5.09.2011

Microcosms

It's Monday, kids.

I woke up to a raging thunderstorm. Kind of a cool way to start the day, but only really great if you get to spend the remainder of the day in bed. It's dark out when it shouldn't be, and the rain is so soothing that you just want to curl up and turn over while sighing the peaceful sigh of someone falling back to sleep. Unfortunately like most Mondays, I was not able to do this. Instead, I simply got on with the day, making espresso and a couple of eggs, tying my tie and seeing the better half off to her car. I put my music on shuffle and headed out to work, umbrella threatening to fly out of my hand at any moment. The key part of today's post, though, is not the storm but the shuffling of the music, because it was through this shuffle that I heard a great song that I had forgotten about, and isn't that what this blog is really all about?
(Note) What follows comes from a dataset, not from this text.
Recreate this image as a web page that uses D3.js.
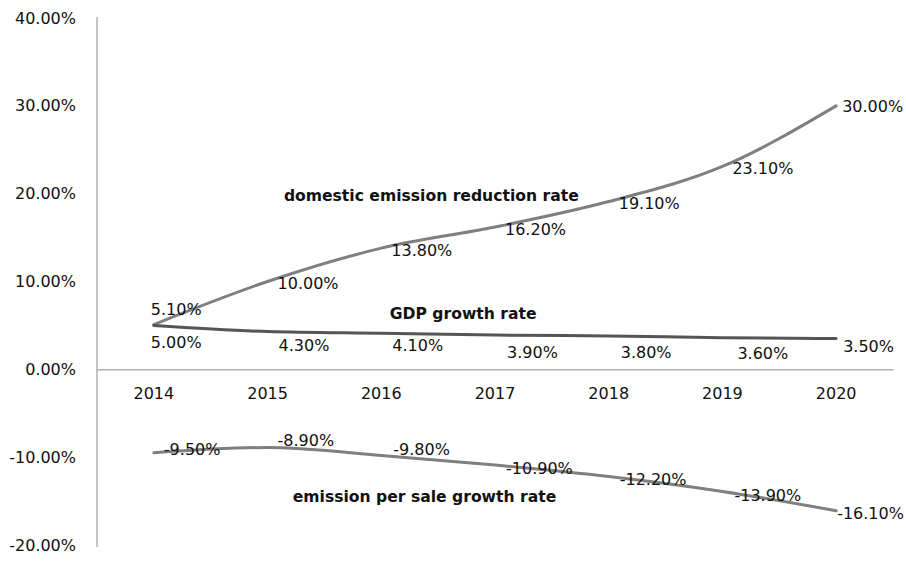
<!DOCTYPE html>
<html><head><meta charset="utf-8">
<script src="https://cdn.jsdelivr.net/npm/d3@7"></script>
<style>
html,body{margin:0;padding:0;background:#fff;}
svg{display:block;font-family:"DejaVu Sans",sans-serif;}
</style></head>
<body><svg id="c" width="906" height="564"></svg>
<script>
const years = ["2014","2015","2016","2017","2018","2019","2020"];
const domesticReduction = [5.1, 10.0, 13.8, 16.2, 19.1, 23.1, 30.0];
const gdpGrowth = [5.0, 4.3, 4.1, 3.9, 3.8, 3.6, 3.5];
const emissionPerSale = [-9.5, -8.9, -9.8, -10.9, -12.2, -13.9, -16.1];
const yTicks = [-20, -10, 0, 10, 20, 30, 40];
const seriesNames = ["domestic emission reduction rate", "GDP growth rate", "emission per sale growth rate"];

const svg = d3.select("#c");
const x = d3.scaleBand().domain(years).range([97, 893]);
const y = d3.scaleLinear().domain([-20, 40]).range([545, 18]);
const cx = d => x(d) + x.bandwidth() / 2;
const loc = d3.formatLocale({decimal: ".", thousands: ",", grouping: [3], currency: ["", ""], minus: "-"});
const pct = d => loc.format(".2f")(d) + "%";

// Y axis
const yAxis = svg.append("g").attr("transform", "translate(97,0)")
  .call(d3.axisLeft(y).tickValues(yTicks).tickSize(0).tickPadding(21).tickFormat(pct));
yAxis.select(".domain").remove();
yAxis.selectAll("text").attr("font-size", 16).attr("fill", "#111")
  .attr("font-family", "DejaVu Sans");
svg.append("line").attr("x1", 97).attr("x2", 97)
  .attr("y1", y(40) - 1).attr("y2", y(-20) + 2)
  .attr("stroke", "#8a8a8a").attr("stroke-width", 1);

// X axis at zero
const xAxis = svg.append("g").attr("transform", `translate(0,${y(0)})`)
  .call(d3.axisBottom(x).tickSize(0).tickPadding(18));
xAxis.select(".domain").attr("stroke", "#8a8a8a");
xAxis.selectAll("text").attr("font-size", 16).attr("fill", "#111")
  .attr("font-family", "DejaVu Sans");

const line = d3.line().x((d, i) => cx(years[i])).y(d => y(d))
  .curve(d3.curveMonotoneX);

const series = [
  {vals: domesticReduction, color: "#7f7f7f",
   off: [[-3,-15],[10,2],[10,2],[10,2],[10,2],[10,2],[6,1]]},
  {vals: gdpGrowth, color: "#555555",
   off: [[-3,17],[11,14],[11,12],[12,17],[12,17],[15,16],[7,8]]},
  {vals: emissionPerSale, color: "#7f7f7f",
   off: [[10,-3],[10,-7],[12,-6],[11,3],[11,3],[12,4],[1,3]]}
];

series.forEach(s => {
  svg.append("path").datum(s.vals).attr("d", line)
    .attr("fill", "none").attr("stroke", s.color).attr("stroke-width", 3)
    .attr("stroke-linejoin", "round").attr("stroke-linecap", "round");
});
series.forEach(s => {
  svg.append("g").selectAll("text").data(s.vals).join("text")
    .attr("x", (d, i) => cx(years[i]) + s.off[i][0])
    .attr("y", (d, i) => y(d) + s.off[i][1])
    .attr("dominant-baseline", "central")
    .attr("font-size", 16).attr("fill", "#111")
    .text(pct);
});

// Series name labels (position given as fractional category index and value)
const nameAnchors = [
  {i: 2.44, v: 19.7},
  {i: 2.72, v: 6.3},
  {i: 2.38, v: -14.5}
];
nameAnchors.forEach((a, k) => {
  const px = cx(years[0]) + a.i * x.step();
  svg.append("text").attr("x", px).attr("y", y(a.v))
    .attr("text-anchor", "middle").attr("dominant-baseline", "central")
    .attr("font-size", 15.6).attr("font-weight", "bold").attr("fill", "#111")
    .text(seriesNames[k]);
});
</script></body></html>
Total pop music confessional mode, here. If you've been following along with the blog thus far, you have more than an inkling about my not-secret-in-any-way love of pop music. This song, 'Your Woman' by one-man act White Town, was a sign post of my youth, a song that hit the charts one summer, then pretty much disappeared without a trace. For one summer this song was everywhere, then nowhere, almost like it never existed. That's really quite a shame, as it's actually a funky little dance-able number that holds up very well. Through both sunshine and summer storms I heard this song everywhere. I completely forgot about it for about ten years. Thanks to merging my iTunes with my those of my better half's, I once again have stumble upon a bit of nostalgic pop heaven.

Released in 1997, the song was the reworking and sampling of an old Bing Crosby song called 'My Woman' which featured in the movie Pennies From Heaven. Tweaked by one man under the name of his musical nom-de-plume White Town, Jyoti Prakash Mishra took the old classic and created a whole new number around it. According to Mishra the song was written with multiple viewpoints in mind, both being spoken from and to a man and woman, a woman and a man, two women, two men, or even people with differing political views. Mishra has never pulled any punches with regard to his personal politics, even in his music, but I won't dig into his lyrics in that sense. I'd rather focus on the sound of the song, the nature of the music itself.
I could have sworn, when I was younger (alright, even now) that the trumpet loop in this song is somehow a nod to The Imperial March from Star Wars. It's most likely, though, that it's a bit of contextual referentiality that just tickles the same part of my simple mind. That muted trumpet is a fantastic, underused musical trick for modern pop. Sure, Adele could pull it off, but in a dance track on some Top 40 business? No way. Anyway, this song is great. It's got this thumping little bass line, a bit of synth that feels like a vivisected piece of 1997, right from the part when Spice Girls were still big and Smash Mouth was making it waves. See how I took you back there? 

Right. 

Point is, this song is a compact little bit of dance music. There's something intrinsic in the arrangement that feels like a single serving dance party wrapped in plastic. The way the synth bubbles and creeps over the drum loop feels a bit dark and dangerous, yet somehow distinctly European to my Middle West ears. I can't quite put my finger on it, but there is something just a bit off kilter to 'Your Woman' that really intrigues me, like the pieces not quite lining up perfectly but fitting close enough that it works anyway. The progression, the song structure, the understated way the vocals are sung - all of these...off...elements add up to a discordant whole that I love, all these years later.
Give me flack if you want, but just know that if you see me nodding my head a bit and smirking to myself as I walk through Uptown, I may very well be rocking out to the sweet, sweet sounds of 1997. Just another bit of guilty pleasure pop, courtesy of the shuffle feature.